Financial traders turn to lasers for faster deals
In the world of computerised financial trading, every second counts and superfast fibre-optic networks may no longer be quick enough.
Laser beam technology originally developed for the military is being rolled out to shave time off trades.
It will compete with new microwave networks that are increasingly being used by traders.
The company behind it, Anova, said it would be as fast as microwave networks and as reliable as fibre.
"There is more money being poured into this... space than at any time in its history," said chief executive Mike Persico.
The company has formed a joint venture with AOptix, which was founded by two California scientists who developed the laser technology for the US military to improve communication between fighter jets.
Initially the system, which combines lasers and wireless dishes, will be rolled out on short-range US and UK networks, with the first long-haul route between the UK and Germany being added later.

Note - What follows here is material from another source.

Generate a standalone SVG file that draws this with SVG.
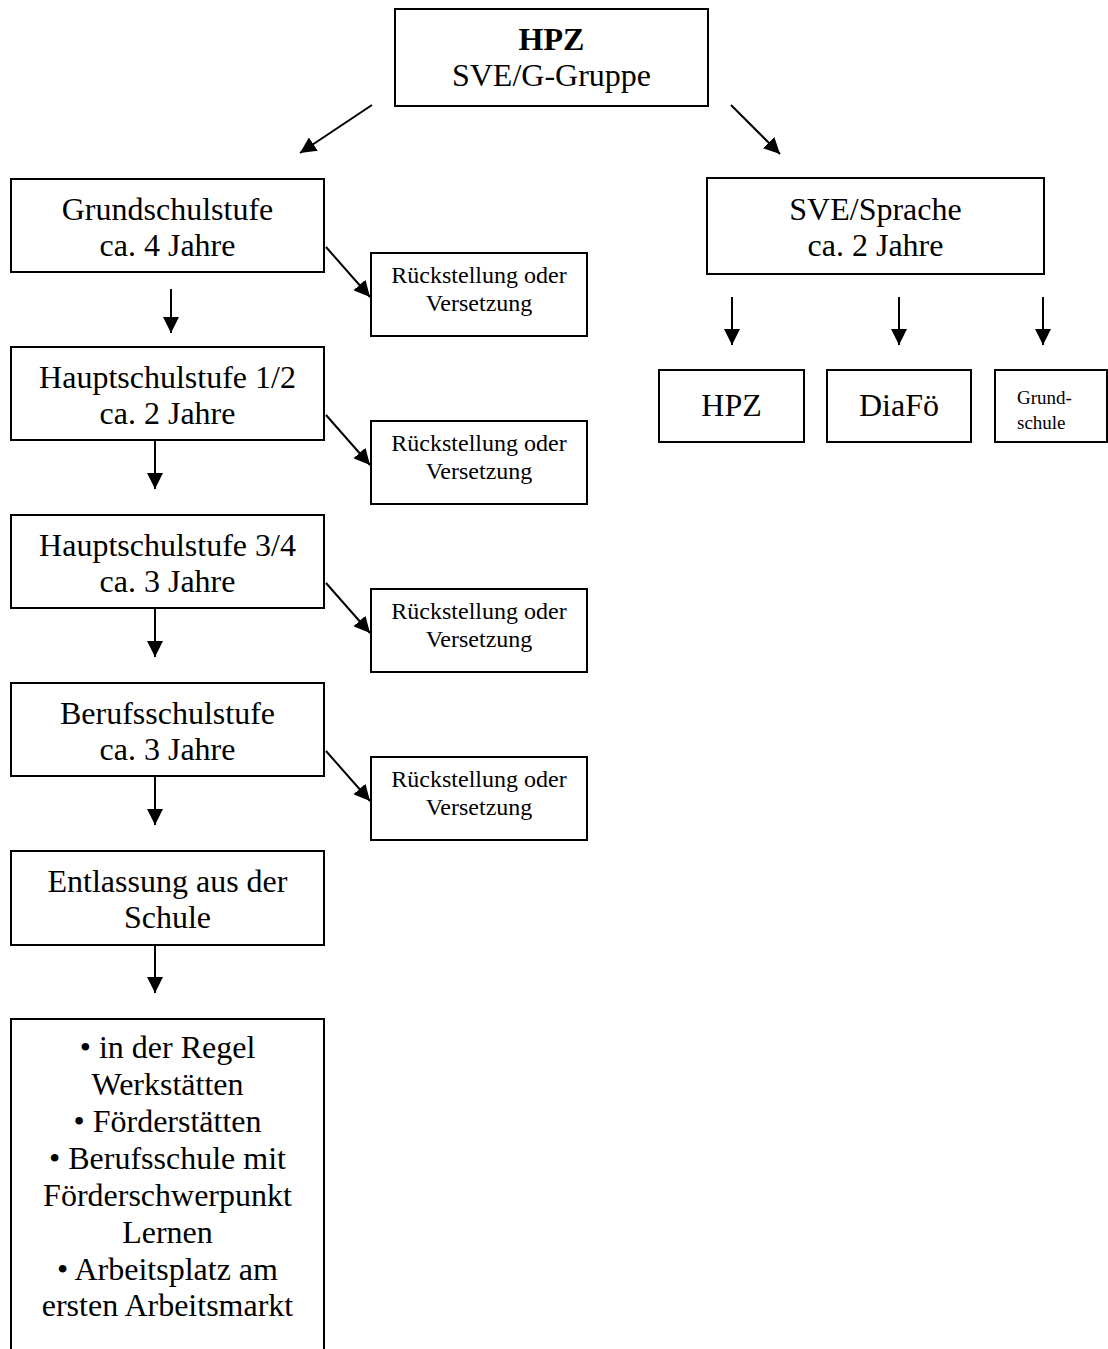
<svg xmlns="http://www.w3.org/2000/svg" width="1108" height="1349" viewBox="0 0 1108 1349">
<style>
  .box { fill: #fff; stroke: #000; stroke-width: 2; }
  .t { font-family: "Liberation Serif", "Times New Roman", serif; font-size: 32px; fill: #000; text-anchor: middle; }
  .s { font-family: "Liberation Serif", "Times New Roman", serif; font-size: 24px; fill: #000; text-anchor: middle; }
  .g { font-family: "Liberation Serif", "Times New Roman", serif; font-size: 19px; fill: #000; }
  .b { font-weight: bold; }
  .c { stroke: #000; stroke-width: 2; fill: none; marker-end: url(#ah); }
</style>
<defs>
  <marker id="ah" markerUnits="userSpaceOnUse" markerWidth="16" markerHeight="16" refX="16" refY="8" orient="auto">
    <path d="M0,0 L16,8 L0,16 z" fill="#000"/>
  </marker>
</defs>
<rect width="1108" height="1349" fill="#fff"/>

<g id="connectors">
  <line class="c" x1="372" y1="105" x2="300" y2="153"/>
  <line class="c" x1="731" y1="105" x2="780" y2="154"/>
  <line class="c" x1="171" y1="289" x2="171" y2="333"/>
  <line class="c" x1="155" y1="441" x2="155" y2="489"/>
  <line class="c" x1="155" y1="609" x2="155" y2="657"/>
  <line class="c" x1="155" y1="777" x2="155" y2="825"/>
  <line class="c" x1="155" y1="946" x2="155" y2="993"/>
  <line class="c" x1="326" y1="247" x2="370" y2="297"/>
  <line class="c" x1="326" y1="415" x2="370" y2="465"/>
  <line class="c" x1="326" y1="583" x2="370" y2="633"/>
  <line class="c" x1="326" y1="751" x2="370" y2="801"/>
  <line class="c" x1="732" y1="297" x2="732" y2="345"/>
  <line class="c" x1="899" y1="297" x2="899" y2="345"/>
  <line class="c" x1="1043" y1="297" x2="1043" y2="345"/>
</g>

<g id="hpz-top">
  <rect class="box" x="395" y="9" width="313" height="97"/>
  <text class="t b" x="551.5" y="50">HPZ</text>
  <text class="t" x="551.5" y="86">SVE/G-Gruppe</text>
</g>

<g id="grundschulstufe">
  <rect class="box" x="11" y="179" width="313" height="93"/>
  <text class="t" x="167.5" y="220">Grundschulstufe</text>
  <text class="t" x="167.5" y="256">ca. 4 Jahre</text>
</g>
<g id="hauptschulstufe12">
  <rect class="box" x="11" y="347" width="313" height="93"/>
  <text class="t" x="167.5" y="388">Hauptschulstufe 1/2</text>
  <text class="t" x="167.5" y="424">ca. 2 Jahre</text>
</g>
<g id="hauptschulstufe34">
  <rect class="box" x="11" y="515" width="313" height="93"/>
  <text class="t" x="167.5" y="556">Hauptschulstufe 3/4</text>
  <text class="t" x="167.5" y="592">ca. 3 Jahre</text>
</g>
<g id="berufsschulstufe">
  <rect class="box" x="11" y="683" width="313" height="93"/>
  <text class="t" x="167.5" y="724">Berufsschulstufe</text>
  <text class="t" x="167.5" y="760">ca. 3 Jahre</text>
</g>
<g id="entlassung">
  <rect class="box" x="11" y="851" width="313" height="94"/>
  <text class="t" x="167.5" y="892">Entlassung aus der</text>
  <text class="t" x="167.5" y="928">Schule</text>
</g>
<g id="nachschule">
  <path class="box" d="M11,1349 L11,1019 L324,1019 L324,1349"/>
  <text class="t" x="167.5" y="1058">• in der Regel</text>
  <text class="t" x="167.5" y="1095">Werkstätten</text>
  <text class="t" x="167.5" y="1132">• Förderstätten</text>
  <text class="t" x="167.5" y="1169">• Berufsschule mit</text>
  <text class="t" x="167.5" y="1206">Förderschwerpunkt</text>
  <text class="t" x="167.5" y="1243">Lernen</text>
  <text class="t" x="167.5" y="1280">• Arbeitsplatz am</text>
  <text class="t" x="167.5" y="1316">ersten Arbeitsmarkt</text>
</g>

<g id="rueck1">
  <rect class="box" x="371" y="253" width="216" height="83"/>
  <text class="s" x="479" y="283">Rückstellung oder</text>
  <text class="s" x="479" y="311">Versetzung</text>
</g>
<g id="rueck2">
  <rect class="box" x="371" y="421" width="216" height="83"/>
  <text class="s" x="479" y="451">Rückstellung oder</text>
  <text class="s" x="479" y="479">Versetzung</text>
</g>
<g id="rueck3">
  <rect class="box" x="371" y="589" width="216" height="83"/>
  <text class="s" x="479" y="619">Rückstellung oder</text>
  <text class="s" x="479" y="647">Versetzung</text>
</g>
<g id="rueck4">
  <rect class="box" x="371" y="757" width="216" height="83"/>
  <text class="s" x="479" y="787">Rückstellung oder</text>
  <text class="s" x="479" y="815">Versetzung</text>
</g>

<g id="sve-sprache">
  <rect class="box" x="707" y="178" width="337" height="96"/>
  <text class="t" x="875.5" y="220">SVE/Sprache</text>
  <text class="t" x="875.5" y="256">ca. 2 Jahre</text>
</g>
<g id="hpz">
  <rect class="box" x="659" y="370" width="145" height="72"/>
  <text class="t" x="731.5" y="416">HPZ</text>
</g>
<g id="diafoe">
  <rect class="box" x="827" y="370" width="144" height="72"/>
  <text class="t" x="899" y="416">DiaFö</text>
</g>
<g id="grundschule">
  <rect class="box" x="995" y="370" width="112" height="72"/>
  <text class="g" x="1017" y="404">Grund-</text>
  <text class="g" x="1017" y="429">schule</text>
</g>
</svg>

High-frequency trading (HFT) is driven by complex algorithms that allow traders to jump ahead of competitors by exploiting minute discrepancies in price on exchanges in different cities.Market volatility
In such trading, every millisecond counts and the competition to provide ever-faster trading networks is fierce.
The first microwave connection between London and Frankfurt was turned on last October by Perseus Telecom.
MICROWAVE TRADING NETWORKS
- Originally used in the 1970s for phone networks
- Microwave networks rely on dishes that are installed on buildings and mobile phone towers
- Signals can be disrupted by bad weather
- They have limited capacity
According to the company, the system cut about 40% off the time taken to complete a trade compared with traditional fibre-optic networks.
They cannot entirely replace fibre optics because the signal can be disrupted by bad weather and the network has limited capacity.
HFT in Europe is believed to account for nearly 40% of total equities trading, generating 6.7tn euros (£5.6tn) a year.
The method is controversial and has also been blamed for causing market volatilities, such as the notorious flash crash in May 2010 that wiped 10% off the value of the stock market in minutes.
Increasingly regulators are looking at ways to bring in tougher rules for such trading.
Other technologies that may be used in future to help make trades even faster include the use of drones as platforms for wireless links.